### Instructions for the task
Repeat, exactly and only, the lines from the beginning of the data through the line with "tick_values = [406, 404, 402, 400, 398, 396, 394]". Pictures are left out.

### Dataset content
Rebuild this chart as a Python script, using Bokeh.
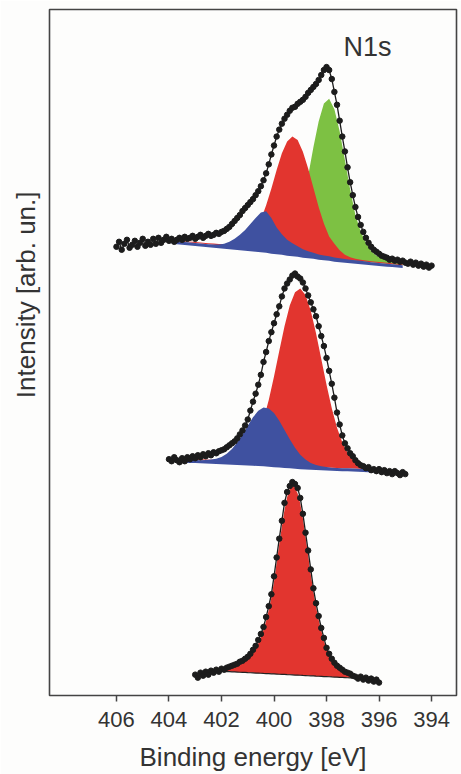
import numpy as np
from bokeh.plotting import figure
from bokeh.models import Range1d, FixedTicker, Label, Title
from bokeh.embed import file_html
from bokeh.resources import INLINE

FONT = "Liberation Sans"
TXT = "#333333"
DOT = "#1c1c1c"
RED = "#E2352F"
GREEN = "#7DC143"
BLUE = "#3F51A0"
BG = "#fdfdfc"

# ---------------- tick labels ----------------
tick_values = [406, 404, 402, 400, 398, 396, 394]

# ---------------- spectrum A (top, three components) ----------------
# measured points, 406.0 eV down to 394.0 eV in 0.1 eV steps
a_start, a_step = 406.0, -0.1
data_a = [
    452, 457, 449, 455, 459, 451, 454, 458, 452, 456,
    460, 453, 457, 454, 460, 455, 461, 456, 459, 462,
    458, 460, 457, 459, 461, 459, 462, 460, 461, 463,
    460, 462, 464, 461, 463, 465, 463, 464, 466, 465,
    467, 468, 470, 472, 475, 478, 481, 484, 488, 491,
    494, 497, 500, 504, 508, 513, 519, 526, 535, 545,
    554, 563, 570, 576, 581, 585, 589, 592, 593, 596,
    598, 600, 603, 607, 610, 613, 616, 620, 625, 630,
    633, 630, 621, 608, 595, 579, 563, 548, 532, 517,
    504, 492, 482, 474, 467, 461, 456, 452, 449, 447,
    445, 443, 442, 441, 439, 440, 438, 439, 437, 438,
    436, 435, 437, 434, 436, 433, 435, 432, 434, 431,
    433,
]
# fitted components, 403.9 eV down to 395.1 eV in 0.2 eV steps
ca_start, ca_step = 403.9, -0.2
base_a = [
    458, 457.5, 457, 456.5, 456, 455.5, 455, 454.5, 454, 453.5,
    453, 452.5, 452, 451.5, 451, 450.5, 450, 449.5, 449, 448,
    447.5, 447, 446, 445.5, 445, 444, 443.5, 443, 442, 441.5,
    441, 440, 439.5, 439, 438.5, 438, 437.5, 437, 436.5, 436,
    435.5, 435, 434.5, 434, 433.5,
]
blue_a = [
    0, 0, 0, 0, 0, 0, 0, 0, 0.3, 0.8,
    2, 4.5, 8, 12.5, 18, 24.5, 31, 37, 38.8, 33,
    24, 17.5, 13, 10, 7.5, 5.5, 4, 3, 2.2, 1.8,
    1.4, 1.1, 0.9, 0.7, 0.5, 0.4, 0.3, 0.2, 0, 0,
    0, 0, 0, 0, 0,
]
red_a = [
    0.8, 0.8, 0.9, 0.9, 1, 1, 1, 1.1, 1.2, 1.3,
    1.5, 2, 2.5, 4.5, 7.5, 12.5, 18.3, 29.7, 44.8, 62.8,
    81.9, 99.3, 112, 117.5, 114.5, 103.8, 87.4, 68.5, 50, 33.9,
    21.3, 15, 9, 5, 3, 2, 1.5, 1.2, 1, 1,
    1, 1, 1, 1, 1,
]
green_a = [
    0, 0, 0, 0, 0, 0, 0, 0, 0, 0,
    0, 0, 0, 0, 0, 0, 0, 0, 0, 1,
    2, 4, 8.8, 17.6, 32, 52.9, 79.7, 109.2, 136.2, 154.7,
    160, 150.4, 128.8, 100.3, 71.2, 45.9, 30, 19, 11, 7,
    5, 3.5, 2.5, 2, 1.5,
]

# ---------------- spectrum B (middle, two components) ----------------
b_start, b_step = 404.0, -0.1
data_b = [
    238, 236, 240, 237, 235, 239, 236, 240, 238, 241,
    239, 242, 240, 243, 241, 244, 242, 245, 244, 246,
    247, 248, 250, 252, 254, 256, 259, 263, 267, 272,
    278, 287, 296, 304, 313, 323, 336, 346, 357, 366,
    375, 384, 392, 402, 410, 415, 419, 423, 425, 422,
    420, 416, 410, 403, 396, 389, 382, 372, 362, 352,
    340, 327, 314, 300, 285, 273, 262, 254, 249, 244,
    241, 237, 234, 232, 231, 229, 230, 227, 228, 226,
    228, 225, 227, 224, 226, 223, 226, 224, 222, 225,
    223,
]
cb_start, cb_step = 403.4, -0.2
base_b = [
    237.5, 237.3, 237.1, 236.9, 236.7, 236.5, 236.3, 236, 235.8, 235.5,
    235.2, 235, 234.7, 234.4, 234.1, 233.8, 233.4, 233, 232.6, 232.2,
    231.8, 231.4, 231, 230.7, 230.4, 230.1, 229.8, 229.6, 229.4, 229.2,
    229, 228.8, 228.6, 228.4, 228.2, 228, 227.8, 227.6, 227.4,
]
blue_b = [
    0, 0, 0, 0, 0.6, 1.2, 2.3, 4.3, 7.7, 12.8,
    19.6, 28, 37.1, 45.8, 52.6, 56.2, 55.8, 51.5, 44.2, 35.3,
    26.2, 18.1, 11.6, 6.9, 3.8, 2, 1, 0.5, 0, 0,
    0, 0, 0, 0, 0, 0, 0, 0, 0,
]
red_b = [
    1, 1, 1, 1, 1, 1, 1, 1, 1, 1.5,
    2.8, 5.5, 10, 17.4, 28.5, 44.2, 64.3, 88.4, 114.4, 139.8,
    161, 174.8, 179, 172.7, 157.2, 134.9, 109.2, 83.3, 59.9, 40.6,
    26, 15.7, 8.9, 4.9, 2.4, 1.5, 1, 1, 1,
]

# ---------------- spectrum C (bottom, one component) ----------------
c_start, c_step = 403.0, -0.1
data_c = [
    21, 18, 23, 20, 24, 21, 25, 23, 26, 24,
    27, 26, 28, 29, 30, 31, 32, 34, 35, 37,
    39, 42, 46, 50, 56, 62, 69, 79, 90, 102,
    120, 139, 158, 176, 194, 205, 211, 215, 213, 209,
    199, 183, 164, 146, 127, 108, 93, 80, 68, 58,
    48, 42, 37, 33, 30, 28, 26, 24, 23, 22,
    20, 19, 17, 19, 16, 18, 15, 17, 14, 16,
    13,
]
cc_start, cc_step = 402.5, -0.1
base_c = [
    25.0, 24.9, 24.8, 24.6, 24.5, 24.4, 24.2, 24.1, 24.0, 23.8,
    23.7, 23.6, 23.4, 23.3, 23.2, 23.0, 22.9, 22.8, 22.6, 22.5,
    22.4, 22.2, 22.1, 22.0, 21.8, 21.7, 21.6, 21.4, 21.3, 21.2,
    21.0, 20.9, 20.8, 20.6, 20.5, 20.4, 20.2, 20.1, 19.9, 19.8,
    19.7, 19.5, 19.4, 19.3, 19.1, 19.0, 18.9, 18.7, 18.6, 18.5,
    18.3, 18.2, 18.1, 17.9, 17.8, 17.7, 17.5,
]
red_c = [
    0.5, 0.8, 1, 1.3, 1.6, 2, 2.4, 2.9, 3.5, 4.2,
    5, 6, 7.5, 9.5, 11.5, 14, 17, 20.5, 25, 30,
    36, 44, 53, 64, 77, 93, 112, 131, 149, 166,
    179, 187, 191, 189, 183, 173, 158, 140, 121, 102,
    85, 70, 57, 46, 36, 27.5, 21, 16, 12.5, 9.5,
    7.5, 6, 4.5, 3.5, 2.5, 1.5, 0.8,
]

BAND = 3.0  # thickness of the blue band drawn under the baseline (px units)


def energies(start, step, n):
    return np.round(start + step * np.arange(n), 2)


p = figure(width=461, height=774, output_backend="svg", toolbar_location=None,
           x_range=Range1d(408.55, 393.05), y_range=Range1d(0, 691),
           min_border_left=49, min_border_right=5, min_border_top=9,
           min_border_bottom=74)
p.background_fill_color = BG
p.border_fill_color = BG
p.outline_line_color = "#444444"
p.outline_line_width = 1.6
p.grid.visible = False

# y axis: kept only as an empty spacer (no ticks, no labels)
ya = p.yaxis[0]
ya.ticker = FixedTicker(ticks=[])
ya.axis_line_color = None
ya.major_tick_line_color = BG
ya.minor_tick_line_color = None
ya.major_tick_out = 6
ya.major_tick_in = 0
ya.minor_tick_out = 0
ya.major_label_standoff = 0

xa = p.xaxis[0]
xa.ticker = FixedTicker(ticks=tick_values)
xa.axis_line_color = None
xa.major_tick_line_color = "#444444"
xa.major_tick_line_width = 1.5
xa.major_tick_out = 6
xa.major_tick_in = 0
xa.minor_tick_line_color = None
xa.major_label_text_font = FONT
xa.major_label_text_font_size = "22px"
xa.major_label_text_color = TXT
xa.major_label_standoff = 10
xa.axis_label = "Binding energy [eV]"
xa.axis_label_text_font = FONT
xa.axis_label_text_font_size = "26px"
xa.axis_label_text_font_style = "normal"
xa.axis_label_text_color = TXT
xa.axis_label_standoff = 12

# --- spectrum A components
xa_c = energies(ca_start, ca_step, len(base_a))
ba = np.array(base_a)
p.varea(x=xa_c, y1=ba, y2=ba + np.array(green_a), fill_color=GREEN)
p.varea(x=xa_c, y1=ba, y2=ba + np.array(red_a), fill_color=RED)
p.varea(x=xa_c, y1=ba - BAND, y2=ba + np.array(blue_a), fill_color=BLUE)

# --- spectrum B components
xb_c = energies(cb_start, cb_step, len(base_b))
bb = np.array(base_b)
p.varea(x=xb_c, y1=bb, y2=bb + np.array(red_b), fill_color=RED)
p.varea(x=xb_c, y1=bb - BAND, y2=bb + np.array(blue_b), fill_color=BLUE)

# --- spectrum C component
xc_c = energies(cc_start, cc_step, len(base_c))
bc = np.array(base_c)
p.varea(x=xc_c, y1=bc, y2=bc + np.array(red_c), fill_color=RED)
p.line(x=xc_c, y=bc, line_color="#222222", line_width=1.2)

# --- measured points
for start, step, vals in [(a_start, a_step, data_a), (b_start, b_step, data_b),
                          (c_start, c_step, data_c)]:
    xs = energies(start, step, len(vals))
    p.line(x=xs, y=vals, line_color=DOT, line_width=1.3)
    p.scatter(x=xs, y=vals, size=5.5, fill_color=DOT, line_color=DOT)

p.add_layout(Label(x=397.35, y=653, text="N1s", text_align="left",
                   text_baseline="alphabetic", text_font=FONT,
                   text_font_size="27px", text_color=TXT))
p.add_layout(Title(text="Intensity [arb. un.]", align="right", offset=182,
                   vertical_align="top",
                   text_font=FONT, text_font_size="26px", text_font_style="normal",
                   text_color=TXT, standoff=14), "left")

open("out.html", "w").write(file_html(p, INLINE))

### Result of the task
Rebuild this chart as a Python script, using Bokeh.
import numpy as np
from bokeh.plotting import figure
from bokeh.models import Range1d, FixedTicker, Label, Title
from bokeh.embed import file_html
from bokeh.resources import INLINE

FONT = "Liberation Sans"
TXT = "#333333"
DOT = "#1c1c1c"
RED = "#E2352F"
GREEN = "#7DC143"
BLUE = "#3F51A0"
BG = "#fdfdfc"

# ---------------- tick labels ----------------
tick_values = [406, 404, 402, 400, 398, 396, 394]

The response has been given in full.